• **Information given**:
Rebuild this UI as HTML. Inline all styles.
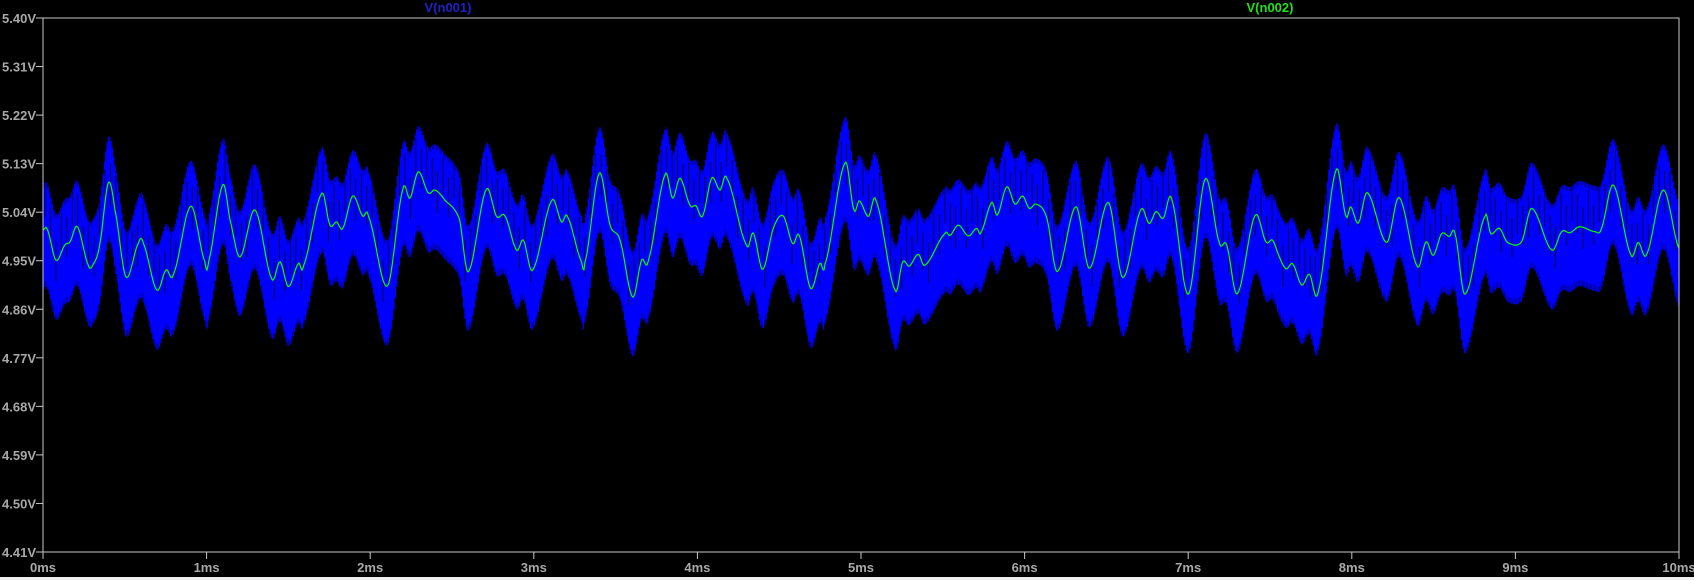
<!DOCTYPE html>
<html><head><meta charset="utf-8"><style>
html,body{margin:0;padding:0;background:#000;}
body{width:1694px;height:580px;overflow:hidden;position:relative;}
svg{position:absolute;left:0;top:0;}
text{font-family:"Liberation Sans",sans-serif;font-weight:bold;font-size:13px;}
</style></head><body>
<svg id="chart" width="1694" height="580">
<rect x="0" y="0" width="1694" height="580" fill="#000"/>
<rect x="0" y="577" width="1694" height="3" fill="#f0f0f0"/>
<g id="plot"></g>
<g id="axes"></g>
<text x="448" y="12" fill="#2020c8" text-anchor="middle">V(n001)</text>
<text x="1270" y="12" fill="#20e020" text-anchor="middle">V(n002)</text>
</svg>
<script>
const yTicks=["5.40V","5.31V","5.22V","5.13V","5.04V","4.95V","4.86V","4.77V","4.68V","4.59V","4.50V","4.41V"];
const yTickValues=[5.40,5.31,5.22,5.13,5.04,4.95,4.86,4.77,4.68,4.59,4.50,4.41];
const xTicks=["0ms","1ms","2ms","3ms","4ms","5ms","6ms","7ms","8ms","9ms","10ms"];
const xTickValues=[0,1,2,3,4,5,6,7,8,9,10];
const greenT=[0,0.026,0.079,0.134,0.165,0.210,0.277,0.308,0.348,0.399,0.440,0.507,0.583,0.613,0.695,0.752,0.797,0.903,0.990,1.011,1.098,1.143,1.204,1.296,1.398,1.449,1.500,1.561,1.591,1.703,1.754,1.795,1.832,1.893,1.954,1.989,2.105,2.199,2.243,2.294,2.355,2.396,2.457,2.545,2.600,2.708,2.773,2.824,2.895,2.936,2.993,3.109,3.170,3.205,3.293,3.313,3.400,3.466,3.527,3.604,3.659,3.700,3.802,3.849,3.894,3.955,3.991,4.032,4.087,4.138,4.179,4.301,4.342,4.399,4.464,4.525,4.582,4.623,4.692,4.749,4.780,4.902,4.957,4.990,5.045,5.092,5.208,5.255,5.295,5.350,5.391,5.513,5.544,5.595,5.656,5.707,5.732,5.799,5.833,5.891,5.941,5.988,6.029,6.070,6.135,6.200,6.314,6.396,6.512,6.600,6.709,6.762,6.803,6.848,6.899,7.001,7.103,7.190,7.235,7.300,7.408,7.476,7.516,7.557,7.598,7.639,7.694,7.740,7.795,7.903,7.965,7.993,8.040,8.095,8.213,8.290,8.400,8.454,8.498,8.549,8.596,8.631,8.692,8.814,8.849,8.902,8.951,9.038,9.100,9.222,9.283,9.334,9.391,9.487,9.526,9.599,9.705,9.751,9.802,9.904,10.0];
const greenV=[5.007,5.008,4.951,4.979,4.985,5.013,4.942,4.944,4.982,5.094,5.044,4.920,4.982,4.982,4.896,4.933,4.925,5.051,4.948,4.948,5.090,5.026,4.957,5.044,4.917,4.948,4.902,4.945,4.940,5.074,5.016,5.022,5.010,5.070,5.033,5.032,4.903,5.081,5.066,5.115,5.076,5.081,5.062,5.028,4.930,5.081,5.032,5.033,4.970,4.988,4.933,5.061,5.022,5.032,4.948,4.948,5.112,5.016,4.988,4.883,4.951,4.951,5.109,5.066,5.103,5.053,5.052,5.033,5.103,5.081,5.103,4.979,5.001,4.934,5.010,5.033,4.982,4.996,4.899,4.945,4.944,5.131,5.044,5.061,5.032,5.061,4.896,4.948,4.940,4.962,4.942,5.000,4.997,5.016,4.996,5.010,5.002,5.058,5.035,5.087,5.055,5.070,5.047,5.055,5.030,4.930,5.050,4.936,5.058,4.919,5.043,5.019,5.041,5.029,5.064,4.888,5.101,4.984,4.979,4.889,5.033,4.985,4.988,4.957,4.935,4.944,4.905,4.925,4.893,5.117,5.032,5.050,5.020,5.076,4.984,5.067,4.940,4.985,4.960,5.000,4.995,5.000,4.888,5.032,5.000,5.010,4.984,4.985,5.047,4.970,5.004,5.002,5.013,5.004,5.010,5.090,4.962,4.984,4.962,5.081,4.973];
const blueHiOffset=[0.085];
const blueLoOffset=[0.11];

const X0=43,X1=1679,Y0=18,Y1=552,VMAX=5.40,VMIN=4.41;
const xs=t=>X0+(t/10)*(X1-X0);
const ys=v=>Y0+(VMAX-v)/(VMAX-VMIN)*(Y1-Y0);
const NS='http://www.w3.org/2000/svg';
function mk(tag,attrs,parent){const e=document.createElementNS(NS,tag);for(const k in attrs)e.setAttribute(k,attrs[k]);parent.appendChild(e);return e;}
function greenAt(t){
  let i=0;while(i<greenT.length-2&&greenT[i+1]<t)i++;
  const p0=greenV[Math.max(i-1,0)],p1=greenV[i],p2=greenV[i+1],p3=greenV[Math.min(i+2,greenV.length-1)];
  const u=Math.min(1,Math.max(0,(t-greenT[i])/(greenT[i+1]-greenT[i])));
  return 0.5*((2*p1)+(-p0+p2)*u+(2*p0-5*p1+4*p2-p3)*u*u+(-p0+3*p1-3*p2+p3)*u*u*u);
}
const plot=document.getElementById('plot'),axes=document.getElementById('axes');
const M=1636;let up='',lo='';
for(let k=0;k<=M;k++){const t=10*k/M;const g=greenAt(t);
  up+=(k?'L':'M')+xs(t).toFixed(2)+' '+ys(g+blueHiOffset[0]*0.9).toFixed(2);}
for(let k=M;k>=0;k--){const t=10*k/M;const g=greenAt(t);
  lo+='L'+xs(t).toFixed(2)+' '+ys(g-blueLoOffset[0]*0.9).toFixed(2);}
const band=mk('path',{d:up+lo+'Z',fill:'#0000ff',stroke:'none'},plot);


let d='';const N=2400;
for(let k=0;k<=N;k++){const t=10*k/N;const g=greenAt(t);
  const v=(k%2===0)?g+blueHiOffset[0]:g-blueLoOffset[0];
  d+=(k?'L':'M')+xs(t).toFixed(2)+' '+ys(v).toFixed(2);}
const blue=mk('path',{d:d,fill:'none',stroke:'#0000ff','stroke-width':'1'},plot);


let dk='';
for(let k=0;k<=300;k++){const t=10*(k+0.37)/300;if(t>10)break;const g=greenAt(t);
  const a=(k*7)%5;
  dk+='M'+xs(t).toFixed(2)+' '+ys(g+blueHiOffset[0]-0.012*a).toFixed(2)+'L'+xs(t).toFixed(2)+' '+ys(g+0.02-0.015*a).toFixed(2);}
const gaps=mk('path',{d:dk,fill:'none',stroke:'#000000','stroke-width':'0.7'},plot);


let dg='';
for(let k=0;k<=1636;k++){const t=10*k/1636;dg+=(k?'L':'M')+xs(t).toFixed(2)+' '+ys(greenAt(t)).toFixed(2);}
const green=mk('path',{d:dg,fill:'none',stroke:'#00ff00','stroke-width':'1.2'},plot);


const fr=mk('path',{d:`M${X0} ${Y0}H${X1}V${Y1}H${X0}Z`,fill:'none',stroke:'#c8c8c8','stroke-width':'1'},axes);


yTickValues.forEach((v,i)=>{const y=ys(v);
  const tl=mk('line',{x1:X0-7,x2:X0,y1:y,y2:y,stroke:'#c8c8c8'},axes);
  
  
  const tx=mk('text',{x:X0-7,y:y+5,fill:'#a8a8a8','text-anchor':'end'},axes);tx.textContent=yTicks[i];
  
  
});
xTickValues.forEach((t,i)=>{const x=xs(t);
  const tl=mk('line',{x1:x,x2:x,y1:Y1,y2:Y1+7,stroke:'#c8c8c8'},axes);
  
  
  const tx=mk('text',{x:x,y:Y1+20,fill:'#a8a8a8','text-anchor':'middle'},axes);tx.textContent=xTicks[i];
  
  
});
</script>
</body></html>
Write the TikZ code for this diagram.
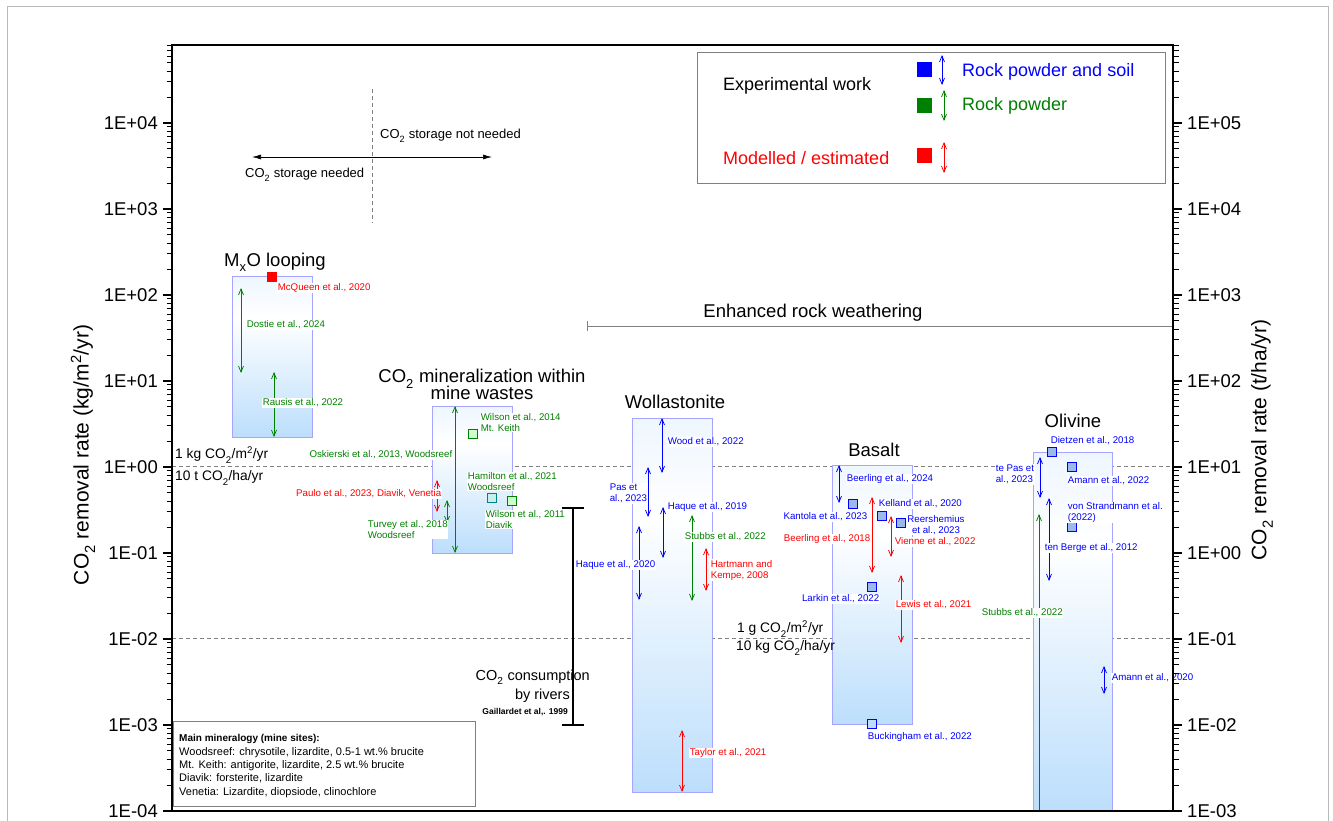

• **Exercise details**: Gather every line from the listing above in which the word "this" appears.

• **Correct result**:
Rebuild this UI as HTML. Inline all styles.
Write the TikZ code for this diagram.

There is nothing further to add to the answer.